PLAN was set to formally launch Tuesday in Seattle, where the National Conference of State Legislatures gathers this week for its 2005 "Strong States, Strong Nation" annual meeting. The launch features appearances by former U.S. Sen. John Edwards, the 2004 Democratic nominee for vice president who has reemerged as an aggressive advocate for political and economic initiatives aimed addressing the gap between rich and poor in the United States, former San Francisco Mayor Willie Brown, who for many years was the most powerful player in the California state Assembly, and Montana Governor Brian Schweitzer, whose 2004 election proved that progressive Democratic reformers can win in so-called "red states." The launch is being co-sponsored by MoveOn.org, the Service Employees International Union (SEIU), the United Steelworkers union, and progressive philanthropists Andy and Deborah Rappaport -- support that provides an encouraging indication of the openness of powerful players on the left to the state-based work that will provide the models for renewal of the progressive movement nationally.

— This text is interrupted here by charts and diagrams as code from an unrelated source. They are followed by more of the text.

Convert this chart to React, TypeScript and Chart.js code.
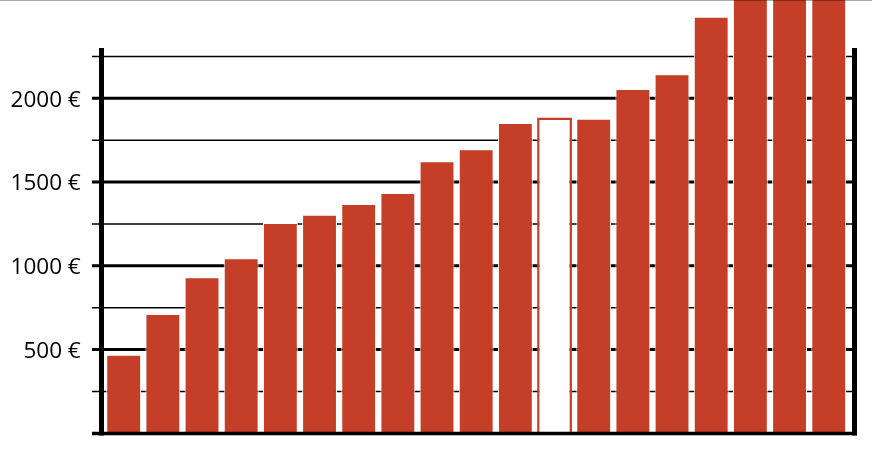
import { useEffect, useRef } from "react";
import { Chart, registerables } from "chart.js";

Chart.register(...registerables);

// Data
const categories: string[] = [
  "1", "2", "3", "4", "5", "6", "7", "8", "9", "10",
  "11", "12", "13", "14", "15", "16", "17", "18", "19",
];
const values: number[] = [
  470, 713, 932, 1045, 1256, 1305, 1369, 1435, 1624, 1696,
  1853, 1885, 1878, 2055, 2143, 2487, 2700, 2800, 2900,
];
const highlightIndex = 11; // the hollow bar
const yMin = 0;
const yMax = 2300;
const yTickValues: number[] = [0, 250, 500, 750, 1000, 1250, 1500, 1750, 2000, 2250];
const yLabelStep = 500;
const currency = "€";

export default function App() {
  const ref = useRef<HTMLCanvasElement>(null);

  useEffect(() => {
    document.body.style.margin = "0";
    const canvas = ref.current;
    if (!canvas) return;
    const red = "#C53E28";
    const leftAxisInset = 2.6; // axis line sits slightly left of first category
    const rightAxisOutset = 6.2; // and slightly right of last category
    const tickLen = 9.5;

    const axisX = (a: any) => ({ l: a.left - leftAxisInset, r: a.right + rightAxisOutset });

    const framePlugin = {
      id: "frame",
      beforeDatasetsDraw(chart: any) {
        const { ctx, chartArea: a, scales } = chart;
        const { l, r } = axisX(a);
        ctx.save();
        ctx.strokeStyle = "#000";
        for (const t of scales.y.ticks) {
          const y = scales.y.getPixelForValue(t.value);
          ctx.lineWidth = t.value % yLabelStep === 0 ? 3 : 1.5;
          ctx.beginPath();
          ctx.moveTo(l - tickLen, y);
          ctx.lineTo(r, y);
          ctx.stroke();
        }
        ctx.restore();
      },
      afterDatasetsDraw(chart: any) {
        const { ctx, chartArea: a } = chart;
        const { l, r } = axisX(a);
        ctx.save();
        ctx.strokeStyle = "#000";
        ctx.lineWidth = 5;
        ctx.beginPath();
        ctx.moveTo(l, a.top);
        ctx.lineTo(l, a.bottom + 2);
        ctx.moveTo(r, a.top);
        ctx.lineTo(r, a.bottom + 2);
        ctx.stroke();
        ctx.lineWidth = 3.5;
        ctx.beginPath();
        ctx.moveTo(l - tickLen, a.bottom);
        ctx.lineTo(r + 2.5, a.bottom);
        ctx.stroke();
        ctx.fillStyle = "rgba(0,0,0,0.33)";
        ctx.fillRect(0, 0, chart.width, 1);
        ctx.restore();
      },
    };

    const chart = new Chart(canvas, {
      type: "bar",
      data: {
        labels: categories,
        datasets: [
          {
            data: values,
            backgroundColor: values.map((_, i) => (i === highlightIndex ? "#ffffff" : red)),
            borderColor: values.map((_, i) => (i === highlightIndex ? red : "#ffffff")),
            borderWidth: values.map((_, i) => (i === highlightIndex ? 2.5 : 1)),
            barPercentage: 0.89,
            categoryPercentage: 1,
            clip: false as any,
          },
        ],
      },
      options: {
        animation: false,
        responsive: false,
        devicePixelRatio: 1,
        layout: { padding: { top: 48, right: 23.7, bottom: 20.6, left: 0 } },
        plugins: {
          legend: { display: false },
          tooltip: { enabled: false },
        },
        scales: {
          x: {
            type: "category",
            display: false,
            offset: true,
            grid: { display: false },
          },
          y: {
            min: yMin,
            max: yMax,
            border: { display: false },
            afterFit: (scale: any) => {
              scale.width = 104.1;
              scale.paddingTop = 0;
              scale.paddingBottom = 0;
            },
            afterBuildTicks: (scale: any) => {
              scale.ticks = yTickValues.map((v) => ({ value: v }));
            },
            grid: { display: false, drawTicks: false },
            ticks: {
              padding: 23.4,
              labelOffset: 2,
              color: "#000",
              font: { family: "'Open Sans', sans-serif", size: 22.5, lineHeight: 1 },
              callback: (v: any) => {
                const n = Number(v);
                return n > 0 && n % yLabelStep === 0 ? `${n} ${currency}` : "";
              },
            },
          },
        },
      },
      plugins: [framePlugin],
    });

    return () => chart.destroy();
  }, []);

  return <canvas ref={ref} width={872} height={454} style={{ display: "block" }} />;
}
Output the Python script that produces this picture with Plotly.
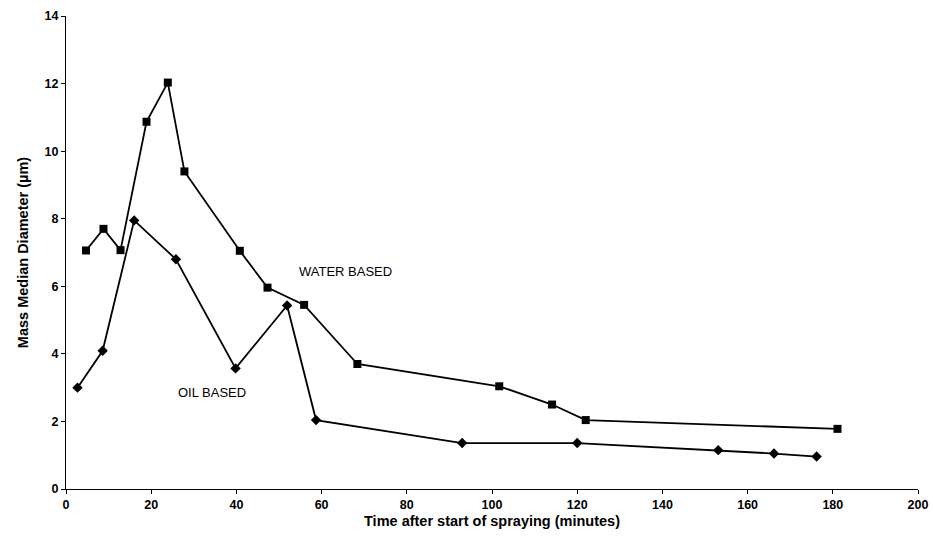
import plotly.graph_objects as go

water_x = [4.7, 8.8, 12.8, 18.9, 23.9, 27.8, 40.8, 47.3, 55.9, 68.4, 101.7, 114.1, 122.0, 181.1]
water_y = [7.06, 7.7, 7.07, 10.87, 12.03, 9.4, 7.05, 5.96, 5.45, 3.7, 3.04, 2.5, 2.04, 1.78]

oil_x = [2.7, 8.6, 16.0, 25.8, 39.8, 51.9, 58.7, 93.0, 120.0, 153.1, 166.2, 176.2]
oil_y = [3.0, 4.09, 7.95, 6.8, 3.57, 5.43, 2.04, 1.36, 1.36, 1.15, 1.05, 0.96]

x_ticks = [0, 20, 40, 60, 80, 100, 120, 140, 160, 180, 200]
y_ticks = [0, 2, 4, 6, 8, 10, 12, 14]

fig = go.Figure()
fig.add_trace(go.Scatter(x=water_x, y=water_y, mode="lines+markers", name="WATER BASED",
                         line=dict(color="black", width=1.8),
                         marker=dict(symbol="square", size=8, color="black")))
fig.add_trace(go.Scatter(x=oil_x, y=oil_y, mode="lines+markers", name="OIL BASED",
                         line=dict(color="black", width=1.8),
                         marker=dict(symbol="diamond", size=8, color="black")))

fig.add_annotation(x=65.7, y=6.44, text="WATER BASED", showarrow=False,
                   font=dict(family="Liberation Sans, Arial", size=13, color="black"))
fig.add_annotation(x=34.3, y=2.85, text="OIL BASED", showarrow=False,
                   font=dict(family="Liberation Sans, Arial", size=13, color="black"))

fig.update_layout(
    width=933, height=539,
    margin=dict(l=66, r=15, t=16, b=50, autoexpand=False),
    plot_bgcolor="white", paper_bgcolor="white",
    showlegend=False,
    font=dict(family="Liberation Sans, Arial", color="black"),
)
fig.update_xaxes(range=[0, 200], tickvals=x_ticks, showgrid=False, zeroline=False,
                 showline=True, linecolor="black", linewidth=1.2, automargin=False,
                 ticks="outside", ticklen=4, tickcolor="black",
                 tickfont=dict(size=12.5, family="Liberation Sans, Arial", weight="bold"),
                 title=dict(text="Time after start of spraying (minutes)", standoff=4,
                            font=dict(size=14.5, family="Liberation Sans, Arial", weight="bold")))
fig.update_yaxes(range=[0, 14], tickvals=y_ticks, showgrid=False, zeroline=False,
                 showline=True, linecolor="black", linewidth=1.2, automargin=False,
                 ticks="outside", ticklen=4, tickcolor="black",
                 tickfont=dict(size=12.5, family="Liberation Sans, Arial", weight="bold"),
                 title=dict(text="Mass Median Diameter (µm)", standoff=12,
                            font=dict(size=14.5, family="Liberation Sans, Arial", weight="bold")))

fig.write_html("out.html")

"Starting in the states" is not a new idea. In fact, most significant reform movements in American history have begun at the municipal or state level and built upward. At the dawn of the past century, the state-based progressive movements of the upper Midwest created what Justice Louis D. Brandeis referred to as "laboratories of democracy," where problems were addressed by creative legislators and governors in ways that federal officials eventually chose to mirror -- at first in the form of individual initiatives on issues such as child labor but ultimately with Franklin Delano Roosevelt's New Deal.

Sirota, who has worked as an aide to U.S. Representatives Bernie Sanders, I-Vermont, and David Obey, D-Wisconsin, and his PLAN co-chair, former Montana State Senate Minority Leader Steve Doherty, know that while there are important precedents for state-based work, there are also mighty challenges.